=== Data ===
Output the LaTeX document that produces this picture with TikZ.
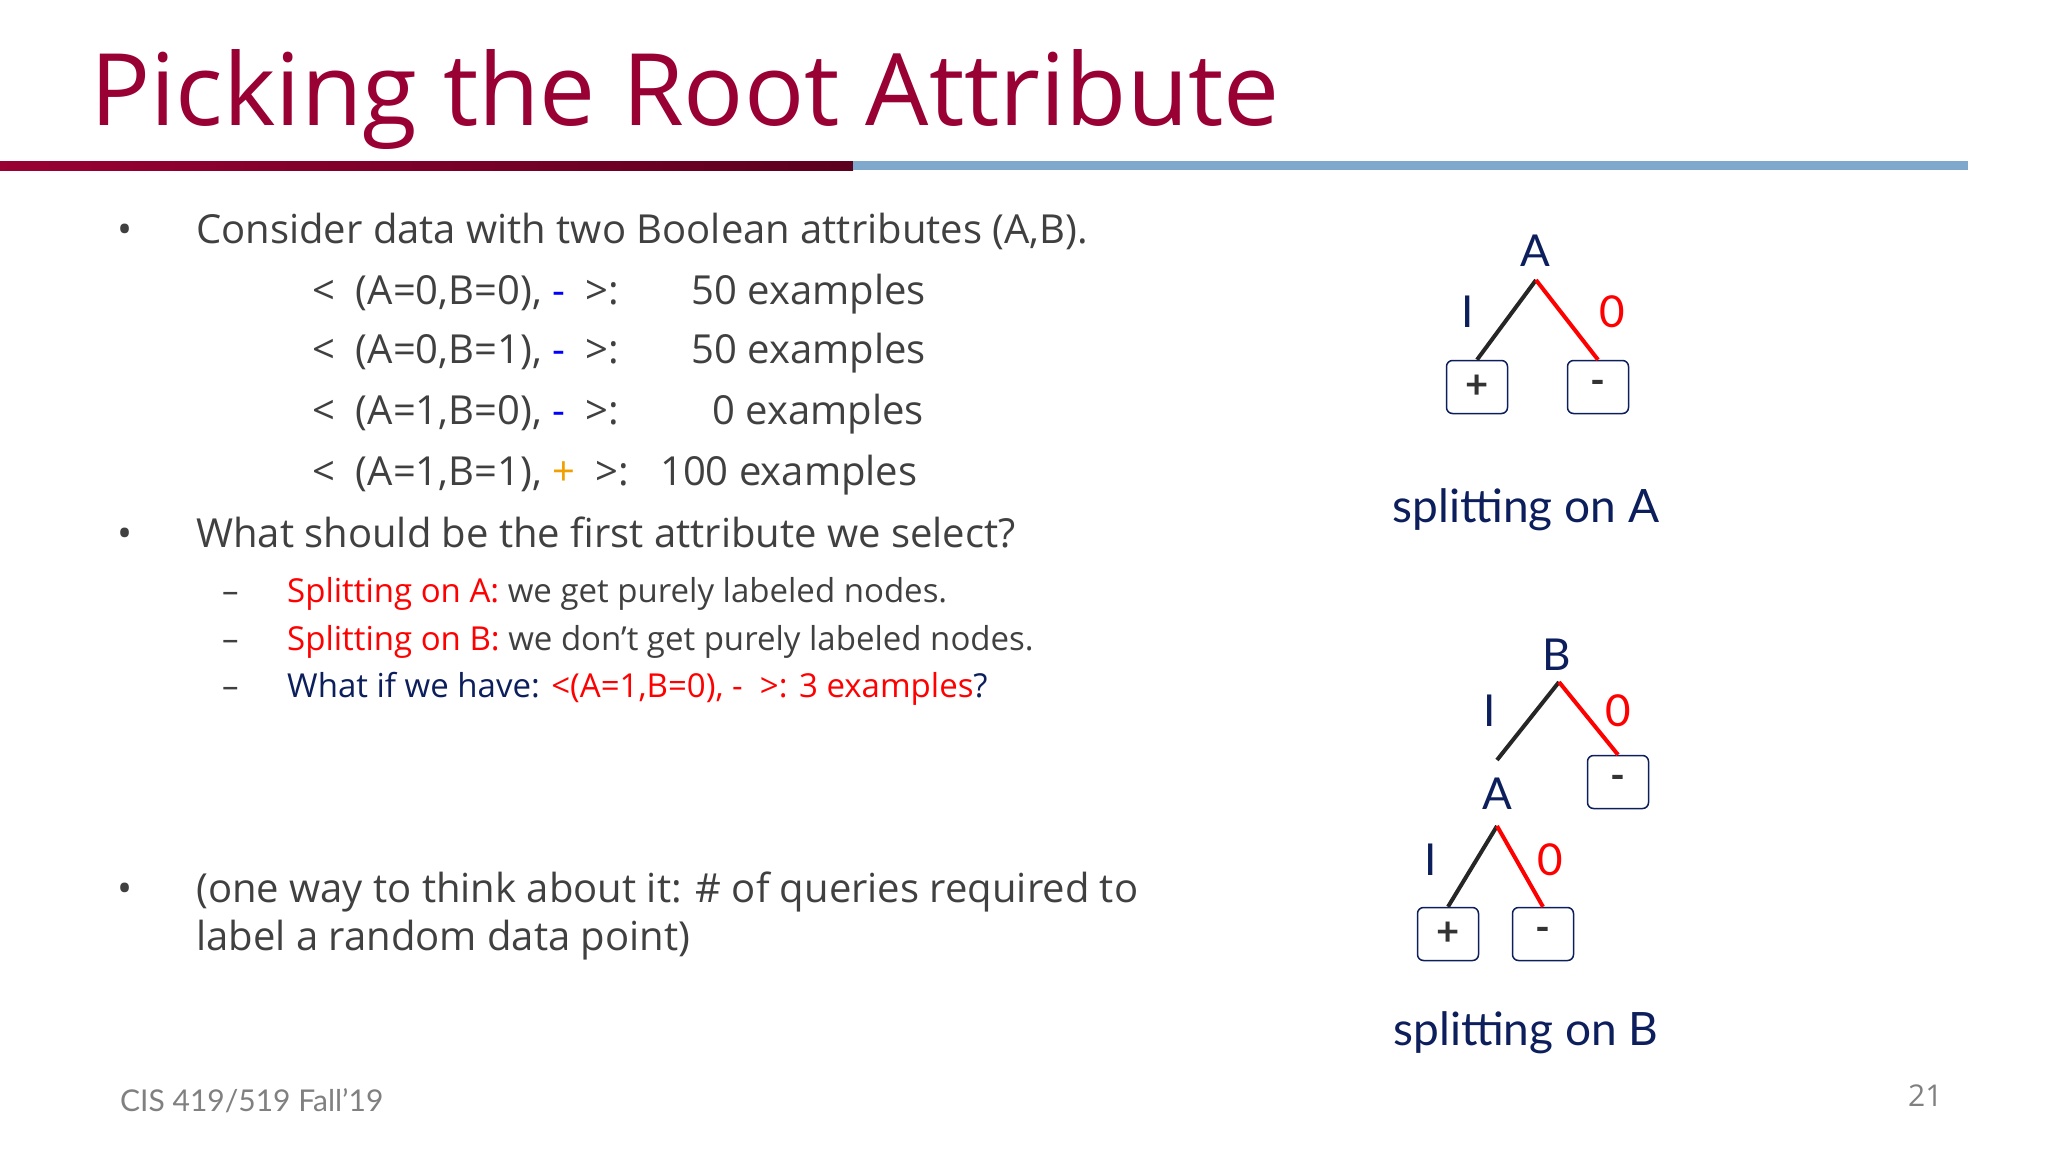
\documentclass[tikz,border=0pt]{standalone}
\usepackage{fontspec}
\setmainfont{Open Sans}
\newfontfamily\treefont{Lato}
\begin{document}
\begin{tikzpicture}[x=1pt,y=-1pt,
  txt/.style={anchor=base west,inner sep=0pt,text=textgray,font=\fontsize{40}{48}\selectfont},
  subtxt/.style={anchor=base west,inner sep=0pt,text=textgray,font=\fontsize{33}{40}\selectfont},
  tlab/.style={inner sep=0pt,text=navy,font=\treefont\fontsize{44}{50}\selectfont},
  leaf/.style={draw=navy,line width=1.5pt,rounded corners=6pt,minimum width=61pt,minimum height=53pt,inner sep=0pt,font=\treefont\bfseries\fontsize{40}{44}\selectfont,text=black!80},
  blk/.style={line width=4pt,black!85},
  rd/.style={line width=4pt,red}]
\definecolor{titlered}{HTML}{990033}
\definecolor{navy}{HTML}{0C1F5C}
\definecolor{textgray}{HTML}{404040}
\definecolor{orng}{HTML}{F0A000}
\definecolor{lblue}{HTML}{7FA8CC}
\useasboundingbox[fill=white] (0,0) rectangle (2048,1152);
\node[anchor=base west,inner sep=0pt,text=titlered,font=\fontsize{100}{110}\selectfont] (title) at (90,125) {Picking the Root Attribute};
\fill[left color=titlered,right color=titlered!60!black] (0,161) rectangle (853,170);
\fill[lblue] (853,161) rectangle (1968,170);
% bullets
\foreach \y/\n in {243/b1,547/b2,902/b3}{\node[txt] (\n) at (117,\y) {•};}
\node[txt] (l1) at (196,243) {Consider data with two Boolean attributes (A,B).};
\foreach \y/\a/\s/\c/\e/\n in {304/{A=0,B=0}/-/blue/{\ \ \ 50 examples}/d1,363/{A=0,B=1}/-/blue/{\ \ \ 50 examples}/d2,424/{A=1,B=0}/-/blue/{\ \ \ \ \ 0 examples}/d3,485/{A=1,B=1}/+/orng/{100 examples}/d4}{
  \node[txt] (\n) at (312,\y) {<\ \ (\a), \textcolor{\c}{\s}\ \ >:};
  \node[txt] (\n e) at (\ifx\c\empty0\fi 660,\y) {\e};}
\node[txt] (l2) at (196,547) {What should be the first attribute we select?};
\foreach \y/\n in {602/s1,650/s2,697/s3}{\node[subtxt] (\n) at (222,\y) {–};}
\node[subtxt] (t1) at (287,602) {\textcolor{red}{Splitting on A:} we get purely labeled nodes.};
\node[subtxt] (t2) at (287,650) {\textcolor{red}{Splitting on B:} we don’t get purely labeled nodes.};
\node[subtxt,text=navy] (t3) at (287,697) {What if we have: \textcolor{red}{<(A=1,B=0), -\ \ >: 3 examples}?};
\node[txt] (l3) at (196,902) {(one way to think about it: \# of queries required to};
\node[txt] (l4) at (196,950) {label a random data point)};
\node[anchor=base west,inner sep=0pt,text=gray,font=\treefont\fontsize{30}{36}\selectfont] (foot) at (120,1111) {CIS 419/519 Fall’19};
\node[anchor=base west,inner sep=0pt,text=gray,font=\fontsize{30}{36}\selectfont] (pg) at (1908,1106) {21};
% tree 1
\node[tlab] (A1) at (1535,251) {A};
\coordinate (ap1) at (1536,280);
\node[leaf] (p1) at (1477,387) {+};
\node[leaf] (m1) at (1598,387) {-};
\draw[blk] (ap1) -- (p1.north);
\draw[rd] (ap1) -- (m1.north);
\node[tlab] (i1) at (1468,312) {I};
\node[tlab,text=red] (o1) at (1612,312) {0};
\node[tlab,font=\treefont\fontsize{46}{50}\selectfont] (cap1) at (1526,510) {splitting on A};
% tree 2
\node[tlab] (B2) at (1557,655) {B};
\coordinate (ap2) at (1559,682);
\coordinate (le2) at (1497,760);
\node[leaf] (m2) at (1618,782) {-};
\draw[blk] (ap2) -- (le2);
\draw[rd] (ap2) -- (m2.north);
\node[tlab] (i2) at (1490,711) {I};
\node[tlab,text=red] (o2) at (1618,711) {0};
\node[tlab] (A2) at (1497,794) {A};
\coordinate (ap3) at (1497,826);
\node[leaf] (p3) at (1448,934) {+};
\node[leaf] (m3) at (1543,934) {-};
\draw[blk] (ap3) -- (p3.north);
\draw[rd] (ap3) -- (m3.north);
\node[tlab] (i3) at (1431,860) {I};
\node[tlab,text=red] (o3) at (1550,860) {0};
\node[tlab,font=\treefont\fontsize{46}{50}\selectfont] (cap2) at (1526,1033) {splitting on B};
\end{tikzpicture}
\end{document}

=== What to work on ===
Output the data above without changes, apart from leaving out the pictures.

=== Answer below ===
Output the LaTeX document that produces this picture with TikZ.
\documentclass[tikz,border=0pt]{standalone}
\usepackage{fontspec}
\setmainfont{Open Sans}
\newfontfamily\treefont{Lato}
\begin{document}
\begin{tikzpicture}[x=1pt,y=-1pt,
  txt/.style={anchor=base west,inner sep=0pt,text=textgray,font=\fontsize{40}{48}\selectfont},
  subtxt/.style={anchor=base west,inner sep=0pt,text=textgray,font=\fontsize{33}{40}\selectfont},
  tlab/.style={inner sep=0pt,text=navy,font=\treefont\fontsize{44}{50}\selectfont},
  leaf/.style={draw=navy,line width=1.5pt,rounded corners=6pt,minimum width=61pt,minimum height=53pt,inner sep=0pt,font=\treefont\bfseries\fontsize{40}{44}\selectfont,text=black!80},
  blk/.style={line width=4pt,black!85},
  rd/.style={line width=4pt,red}]
\definecolor{titlered}{HTML}{990033}
\definecolor{navy}{HTML}{0C1F5C}
\definecolor{textgray}{HTML}{404040}
\definecolor{orng}{HTML}{F0A000}
\definecolor{lblue}{HTML}{7FA8CC}
\useasboundingbox[fill=white] (0,0) rectangle (2048,1152);
\node[anchor=base west,inner sep=0pt,text=titlered,font=\fontsize{100}{110}\selectfont] (title) at (90,125) {Picking the Root Attribute};
\fill[left color=titlered,right color=titlered!60!black] (0,161) rectangle (853,170);
\fill[lblue] (853,161) rectangle (1968,170);
% bullets
\foreach \y/\n in {243/b1,547/b2,902/b3}{\node[txt] (\n) at (117,\y) {•};}
\node[txt] (l1) at (196,243) {Consider data with two Boolean attributes (A,B).};
\foreach \y/\a/\s/\c/\e/\n in {304/{A=0,B=0}/-/blue/{\ \ \ 50 examples}/d1,363/{A=0,B=1}/-/blue/{\ \ \ 50 examples}/d2,424/{A=1,B=0}/-/blue/{\ \ \ \ \ 0 examples}/d3,485/{A=1,B=1}/+/orng/{100 examples}/d4}{
  \node[txt] (\n) at (312,\y) {<\ \ (\a), \textcolor{\c}{\s}\ \ >:};
  \node[txt] (\n e) at (\ifx\c\empty0\fi 660,\y) {\e};}
\node[txt] (l2) at (196,547) {What should be the first attribute we select?};
\foreach \y/\n in {602/s1,650/s2,697/s3}{\node[subtxt] (\n) at (222,\y) {–};}
\node[subtxt] (t1) at (287,602) {\textcolor{red}{Splitting on A:} we get purely labeled nodes.};
\node[subtxt] (t2) at (287,650) {\textcolor{red}{Splitting on B:} we don’t get purely labeled nodes.};
\node[subtxt,text=navy] (t3) at (287,697) {What if we have: \textcolor{red}{<(A=1,B=0), -\ \ >: 3 examples}?};
\node[txt] (l3) at (196,902) {(one way to think about it: \# of queries required to};
\node[txt] (l4) at (196,950) {label a random data point)};
\node[anchor=base west,inner sep=0pt,text=gray,font=\treefont\fontsize{30}{36}\selectfont] (foot) at (120,1111) {CIS 419/519 Fall’19};
\node[anchor=base west,inner sep=0pt,text=gray,font=\fontsize{30}{36}\selectfont] (pg) at (1908,1106) {21};
% tree 1
\node[tlab] (A1) at (1535,251) {A};
\coordinate (ap1) at (1536,280);
\node[leaf] (p1) at (1477,387) {+};
\node[leaf] (m1) at (1598,387) {-};
\draw[blk] (ap1) -- (p1.north);
\draw[rd] (ap1) -- (m1.north);
\node[tlab] (i1) at (1468,312) {I};
\node[tlab,text=red] (o1) at (1612,312) {0};
\node[tlab,font=\treefont\fontsize{46}{50}\selectfont] (cap1) at (1526,510) {splitting on A};
% tree 2
\node[tlab] (B2) at (1557,655) {B};
\coordinate (ap2) at (1559,682);
\coordinate (le2) at (1497,760);
\node[leaf] (m2) at (1618,782) {-};
\draw[blk] (ap2) -- (le2);
\draw[rd] (ap2) -- (m2.north);
\node[tlab] (i2) at (1490,711) {I};
\node[tlab,text=red] (o2) at (1618,711) {0};
\node[tlab] (A2) at (1497,794) {A};
\coordinate (ap3) at (1497,826);
\node[leaf] (p3) at (1448,934) {+};
\node[leaf] (m3) at (1543,934) {-};
\draw[blk] (ap3) -- (p3.north);
\draw[rd] (ap3) -- (m3.north);
\node[tlab] (i3) at (1431,860) {I};
\node[tlab,text=red] (o3) at (1550,860) {0};
\node[tlab,font=\treefont\fontsize{46}{50}\selectfont] (cap2) at (1526,1033) {splitting on B};
\end{tikzpicture}
\end{document}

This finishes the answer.